Output exactly, and only, the lines from the line containing "Write the TikZ code for this diagram." through the line containing "(io) at (545,178)", both included.

Rows from a dataset of charts and code:
____________________

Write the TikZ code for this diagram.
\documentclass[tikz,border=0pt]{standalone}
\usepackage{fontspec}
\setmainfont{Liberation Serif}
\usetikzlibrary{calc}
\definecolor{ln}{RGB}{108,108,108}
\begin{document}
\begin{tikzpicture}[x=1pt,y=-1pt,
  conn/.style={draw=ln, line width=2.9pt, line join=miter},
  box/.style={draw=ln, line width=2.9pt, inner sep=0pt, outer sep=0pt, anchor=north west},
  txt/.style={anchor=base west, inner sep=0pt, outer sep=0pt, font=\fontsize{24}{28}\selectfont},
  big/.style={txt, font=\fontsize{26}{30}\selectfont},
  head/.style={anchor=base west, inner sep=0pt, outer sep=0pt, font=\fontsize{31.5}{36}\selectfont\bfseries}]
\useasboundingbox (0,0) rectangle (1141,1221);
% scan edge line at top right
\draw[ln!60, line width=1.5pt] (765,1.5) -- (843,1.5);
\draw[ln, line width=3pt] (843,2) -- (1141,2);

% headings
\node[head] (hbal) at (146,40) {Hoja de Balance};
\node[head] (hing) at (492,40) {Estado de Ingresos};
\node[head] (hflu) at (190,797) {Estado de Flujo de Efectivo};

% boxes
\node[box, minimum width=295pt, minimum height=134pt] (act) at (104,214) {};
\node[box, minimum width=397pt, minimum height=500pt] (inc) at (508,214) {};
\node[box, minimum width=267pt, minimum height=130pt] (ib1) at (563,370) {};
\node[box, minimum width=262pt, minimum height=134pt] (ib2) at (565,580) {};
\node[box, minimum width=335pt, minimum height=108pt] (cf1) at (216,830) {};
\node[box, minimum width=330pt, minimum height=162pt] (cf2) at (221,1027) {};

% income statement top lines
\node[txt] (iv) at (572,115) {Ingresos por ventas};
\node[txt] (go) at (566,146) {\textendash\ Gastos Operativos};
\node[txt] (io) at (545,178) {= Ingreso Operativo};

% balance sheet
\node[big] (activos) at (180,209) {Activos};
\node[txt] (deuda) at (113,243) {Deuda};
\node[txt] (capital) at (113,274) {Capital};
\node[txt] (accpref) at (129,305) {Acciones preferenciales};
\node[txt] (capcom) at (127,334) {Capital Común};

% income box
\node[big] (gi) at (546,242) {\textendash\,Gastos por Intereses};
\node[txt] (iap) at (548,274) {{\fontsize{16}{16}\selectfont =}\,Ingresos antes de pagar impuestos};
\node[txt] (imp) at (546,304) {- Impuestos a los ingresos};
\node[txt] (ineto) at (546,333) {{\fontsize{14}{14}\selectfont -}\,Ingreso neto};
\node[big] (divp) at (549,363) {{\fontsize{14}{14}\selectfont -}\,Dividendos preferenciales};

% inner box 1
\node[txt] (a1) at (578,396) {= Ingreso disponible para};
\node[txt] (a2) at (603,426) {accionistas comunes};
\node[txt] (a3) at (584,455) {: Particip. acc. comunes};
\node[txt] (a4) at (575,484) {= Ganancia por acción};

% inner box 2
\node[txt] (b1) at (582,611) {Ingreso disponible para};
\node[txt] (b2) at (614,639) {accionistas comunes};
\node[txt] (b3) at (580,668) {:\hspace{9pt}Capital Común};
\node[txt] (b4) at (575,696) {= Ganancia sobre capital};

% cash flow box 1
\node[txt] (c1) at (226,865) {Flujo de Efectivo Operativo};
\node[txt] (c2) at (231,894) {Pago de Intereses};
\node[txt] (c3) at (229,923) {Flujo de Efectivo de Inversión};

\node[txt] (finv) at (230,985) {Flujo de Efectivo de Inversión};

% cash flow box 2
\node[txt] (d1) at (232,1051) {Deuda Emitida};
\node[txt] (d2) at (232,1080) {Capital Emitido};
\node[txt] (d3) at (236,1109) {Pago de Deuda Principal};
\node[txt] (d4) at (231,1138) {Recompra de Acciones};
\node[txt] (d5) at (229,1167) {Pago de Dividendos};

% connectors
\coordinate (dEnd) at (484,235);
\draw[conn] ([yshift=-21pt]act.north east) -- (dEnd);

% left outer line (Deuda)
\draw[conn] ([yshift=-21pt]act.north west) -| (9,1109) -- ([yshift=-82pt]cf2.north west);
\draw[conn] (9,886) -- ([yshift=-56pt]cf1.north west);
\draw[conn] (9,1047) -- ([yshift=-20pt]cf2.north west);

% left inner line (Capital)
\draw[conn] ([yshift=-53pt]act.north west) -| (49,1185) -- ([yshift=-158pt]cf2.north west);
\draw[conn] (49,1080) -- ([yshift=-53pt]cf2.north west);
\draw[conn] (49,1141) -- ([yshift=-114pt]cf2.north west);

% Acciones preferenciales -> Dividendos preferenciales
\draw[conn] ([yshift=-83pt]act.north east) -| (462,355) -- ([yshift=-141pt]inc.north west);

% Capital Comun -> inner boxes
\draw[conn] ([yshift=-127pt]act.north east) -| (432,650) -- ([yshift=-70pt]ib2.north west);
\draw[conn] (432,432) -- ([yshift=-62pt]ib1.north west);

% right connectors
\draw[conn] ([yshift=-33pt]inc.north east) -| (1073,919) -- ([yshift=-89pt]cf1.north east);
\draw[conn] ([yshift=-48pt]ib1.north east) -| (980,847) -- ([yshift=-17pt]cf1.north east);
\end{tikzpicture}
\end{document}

____________________

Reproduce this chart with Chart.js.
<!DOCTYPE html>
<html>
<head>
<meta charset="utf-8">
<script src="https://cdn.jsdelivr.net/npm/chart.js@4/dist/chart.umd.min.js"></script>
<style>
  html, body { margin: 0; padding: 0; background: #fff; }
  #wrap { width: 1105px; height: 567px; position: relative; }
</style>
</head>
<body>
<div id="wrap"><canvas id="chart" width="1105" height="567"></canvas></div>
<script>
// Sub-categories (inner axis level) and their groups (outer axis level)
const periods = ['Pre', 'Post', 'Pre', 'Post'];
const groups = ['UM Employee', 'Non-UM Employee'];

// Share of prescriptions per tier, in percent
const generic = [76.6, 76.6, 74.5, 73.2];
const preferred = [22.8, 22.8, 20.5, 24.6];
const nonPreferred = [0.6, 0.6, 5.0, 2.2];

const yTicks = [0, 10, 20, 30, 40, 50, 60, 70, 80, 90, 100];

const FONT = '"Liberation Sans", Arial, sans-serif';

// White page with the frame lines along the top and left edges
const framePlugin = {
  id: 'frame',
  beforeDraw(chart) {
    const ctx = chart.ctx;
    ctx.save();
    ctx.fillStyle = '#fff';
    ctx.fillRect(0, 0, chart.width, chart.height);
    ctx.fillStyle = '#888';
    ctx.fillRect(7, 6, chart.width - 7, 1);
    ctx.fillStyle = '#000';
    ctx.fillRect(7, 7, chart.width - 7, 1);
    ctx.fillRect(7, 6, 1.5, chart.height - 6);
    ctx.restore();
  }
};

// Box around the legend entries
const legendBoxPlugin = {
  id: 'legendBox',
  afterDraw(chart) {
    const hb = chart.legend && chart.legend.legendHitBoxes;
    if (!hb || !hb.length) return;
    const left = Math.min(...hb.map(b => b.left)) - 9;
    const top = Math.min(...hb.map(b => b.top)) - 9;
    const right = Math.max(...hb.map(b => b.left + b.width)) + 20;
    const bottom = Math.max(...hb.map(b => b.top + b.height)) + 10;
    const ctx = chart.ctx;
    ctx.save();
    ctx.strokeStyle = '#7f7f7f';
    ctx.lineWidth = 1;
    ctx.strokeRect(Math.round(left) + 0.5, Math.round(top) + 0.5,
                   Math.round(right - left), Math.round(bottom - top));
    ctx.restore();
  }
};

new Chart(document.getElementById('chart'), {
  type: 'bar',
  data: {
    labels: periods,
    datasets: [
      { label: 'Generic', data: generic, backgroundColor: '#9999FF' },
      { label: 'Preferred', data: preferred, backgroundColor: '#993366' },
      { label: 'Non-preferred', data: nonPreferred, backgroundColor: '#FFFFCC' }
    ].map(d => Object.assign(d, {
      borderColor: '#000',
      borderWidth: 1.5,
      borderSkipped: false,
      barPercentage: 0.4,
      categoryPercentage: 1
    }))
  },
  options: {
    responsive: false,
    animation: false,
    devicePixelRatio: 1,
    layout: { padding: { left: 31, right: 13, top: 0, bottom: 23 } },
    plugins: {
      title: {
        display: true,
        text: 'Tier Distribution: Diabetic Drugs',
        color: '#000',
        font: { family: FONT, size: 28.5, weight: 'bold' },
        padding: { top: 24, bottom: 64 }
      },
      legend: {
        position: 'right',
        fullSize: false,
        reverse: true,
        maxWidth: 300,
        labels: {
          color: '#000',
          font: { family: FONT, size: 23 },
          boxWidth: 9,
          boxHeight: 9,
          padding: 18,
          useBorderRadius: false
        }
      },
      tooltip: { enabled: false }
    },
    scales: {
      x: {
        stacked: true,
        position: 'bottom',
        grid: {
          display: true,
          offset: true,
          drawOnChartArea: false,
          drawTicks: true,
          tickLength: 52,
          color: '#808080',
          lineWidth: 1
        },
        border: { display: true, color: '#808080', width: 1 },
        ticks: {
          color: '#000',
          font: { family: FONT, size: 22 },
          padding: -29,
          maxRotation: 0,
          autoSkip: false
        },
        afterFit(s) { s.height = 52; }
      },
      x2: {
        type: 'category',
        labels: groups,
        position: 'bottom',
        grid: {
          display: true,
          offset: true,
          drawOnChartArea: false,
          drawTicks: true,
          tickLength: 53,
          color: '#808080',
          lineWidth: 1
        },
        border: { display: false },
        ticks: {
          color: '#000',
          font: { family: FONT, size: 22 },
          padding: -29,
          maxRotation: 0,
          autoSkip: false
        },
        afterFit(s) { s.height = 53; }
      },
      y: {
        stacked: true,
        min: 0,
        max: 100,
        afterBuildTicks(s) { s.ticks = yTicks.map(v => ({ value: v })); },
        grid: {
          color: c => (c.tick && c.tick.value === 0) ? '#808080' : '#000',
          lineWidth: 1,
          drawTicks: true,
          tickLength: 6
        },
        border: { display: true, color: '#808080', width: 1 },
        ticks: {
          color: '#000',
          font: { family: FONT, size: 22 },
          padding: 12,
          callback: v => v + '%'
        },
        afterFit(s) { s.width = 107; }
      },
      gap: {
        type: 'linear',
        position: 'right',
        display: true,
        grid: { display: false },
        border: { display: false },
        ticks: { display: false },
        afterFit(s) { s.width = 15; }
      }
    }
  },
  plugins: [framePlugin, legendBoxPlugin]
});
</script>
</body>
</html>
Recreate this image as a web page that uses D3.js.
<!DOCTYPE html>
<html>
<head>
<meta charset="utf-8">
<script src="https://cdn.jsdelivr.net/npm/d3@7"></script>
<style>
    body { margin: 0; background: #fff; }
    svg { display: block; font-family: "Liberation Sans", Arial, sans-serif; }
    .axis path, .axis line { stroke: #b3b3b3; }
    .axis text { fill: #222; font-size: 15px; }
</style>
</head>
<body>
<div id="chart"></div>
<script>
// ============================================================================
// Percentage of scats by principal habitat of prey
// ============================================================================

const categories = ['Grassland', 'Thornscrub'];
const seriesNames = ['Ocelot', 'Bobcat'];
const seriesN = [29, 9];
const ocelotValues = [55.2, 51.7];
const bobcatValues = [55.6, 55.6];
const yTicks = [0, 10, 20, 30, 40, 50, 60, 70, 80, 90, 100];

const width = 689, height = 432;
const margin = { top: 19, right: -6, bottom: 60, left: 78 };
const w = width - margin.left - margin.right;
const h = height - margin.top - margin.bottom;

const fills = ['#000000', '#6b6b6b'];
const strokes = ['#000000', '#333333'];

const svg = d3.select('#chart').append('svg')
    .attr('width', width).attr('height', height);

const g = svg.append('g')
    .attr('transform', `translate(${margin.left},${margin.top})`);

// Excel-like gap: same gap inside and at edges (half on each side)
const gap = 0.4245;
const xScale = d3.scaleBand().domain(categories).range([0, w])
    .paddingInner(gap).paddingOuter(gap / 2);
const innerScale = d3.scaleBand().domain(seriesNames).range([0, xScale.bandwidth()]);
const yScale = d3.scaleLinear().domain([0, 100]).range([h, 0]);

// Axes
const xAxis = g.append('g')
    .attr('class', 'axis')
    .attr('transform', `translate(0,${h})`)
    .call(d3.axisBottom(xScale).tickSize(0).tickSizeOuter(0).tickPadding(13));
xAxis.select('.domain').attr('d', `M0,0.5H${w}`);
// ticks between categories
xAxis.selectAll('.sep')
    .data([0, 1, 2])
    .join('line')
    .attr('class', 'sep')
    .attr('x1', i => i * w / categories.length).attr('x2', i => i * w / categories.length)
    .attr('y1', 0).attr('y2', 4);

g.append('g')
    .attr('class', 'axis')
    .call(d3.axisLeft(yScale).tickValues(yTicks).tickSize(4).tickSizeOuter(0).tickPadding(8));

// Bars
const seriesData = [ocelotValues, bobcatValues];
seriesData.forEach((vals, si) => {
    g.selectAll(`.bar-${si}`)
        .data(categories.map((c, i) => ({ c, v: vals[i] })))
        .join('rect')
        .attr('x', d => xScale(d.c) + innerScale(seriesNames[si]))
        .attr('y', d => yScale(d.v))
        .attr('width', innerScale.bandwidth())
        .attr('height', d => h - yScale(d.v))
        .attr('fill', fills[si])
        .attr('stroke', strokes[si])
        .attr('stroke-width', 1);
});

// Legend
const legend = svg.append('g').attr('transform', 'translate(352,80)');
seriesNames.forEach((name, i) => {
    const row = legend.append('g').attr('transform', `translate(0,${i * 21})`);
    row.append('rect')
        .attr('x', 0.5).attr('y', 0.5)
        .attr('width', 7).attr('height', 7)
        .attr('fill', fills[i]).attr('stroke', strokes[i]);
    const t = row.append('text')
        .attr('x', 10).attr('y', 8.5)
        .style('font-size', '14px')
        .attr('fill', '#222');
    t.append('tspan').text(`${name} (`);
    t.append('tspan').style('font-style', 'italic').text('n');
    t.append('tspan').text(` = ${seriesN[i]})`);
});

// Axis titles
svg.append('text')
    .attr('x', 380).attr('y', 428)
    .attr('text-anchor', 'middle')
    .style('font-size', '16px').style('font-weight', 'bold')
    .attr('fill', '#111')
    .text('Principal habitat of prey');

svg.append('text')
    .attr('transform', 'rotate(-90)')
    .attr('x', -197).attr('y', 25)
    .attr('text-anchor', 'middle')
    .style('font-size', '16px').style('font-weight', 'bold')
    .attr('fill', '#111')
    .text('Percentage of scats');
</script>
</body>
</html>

____________________

■ EXERCISE RESULT:
Write the TikZ code for this diagram.
\documentclass[tikz,border=0pt]{standalone}
\usepackage{fontspec}
\setmainfont{Liberation Serif}
\usetikzlibrary{calc}
\definecolor{ln}{RGB}{108,108,108}
\begin{document}
\begin{tikzpicture}[x=1pt,y=-1pt,
  conn/.style={draw=ln, line width=2.9pt, line join=miter},
  box/.style={draw=ln, line width=2.9pt, inner sep=0pt, outer sep=0pt, anchor=north west},
  txt/.style={anchor=base west, inner sep=0pt, outer sep=0pt, font=\fontsize{24}{28}\selectfont},
  big/.style={txt, font=\fontsize{26}{30}\selectfont},
  head/.style={anchor=base west, inner sep=0pt, outer sep=0pt, font=\fontsize{31.5}{36}\selectfont\bfseries}]
\useasboundingbox (0,0) rectangle (1141,1221);
% scan edge line at top right
\draw[ln!60, line width=1.5pt] (765,1.5) -- (843,1.5);
\draw[ln, line width=3pt] (843,2) -- (1141,2);

% headings
\node[head] (hbal) at (146,40) {Hoja de Balance};
\node[head] (hing) at (492,40) {Estado de Ingresos};
\node[head] (hflu) at (190,797) {Estado de Flujo de Efectivo};

% boxes
\node[box, minimum width=295pt, minimum height=134pt] (act) at (104,214) {};
\node[box, minimum width=397pt, minimum height=500pt] (inc) at (508,214) {};
\node[box, minimum width=267pt, minimum height=130pt] (ib1) at (563,370) {};
\node[box, minimum width=262pt, minimum height=134pt] (ib2) at (565,580) {};
\node[box, minimum width=335pt, minimum height=108pt] (cf1) at (216,830) {};
\node[box, minimum width=330pt, minimum height=162pt] (cf2) at (221,1027) {};

% income statement top lines
\node[txt] (iv) at (572,115) {Ingresos por ventas};
\node[txt] (go) at (566,146) {\textendash\ Gastos Operativos};
\node[txt] (io) at (545,178) {= Ingreso Operativo};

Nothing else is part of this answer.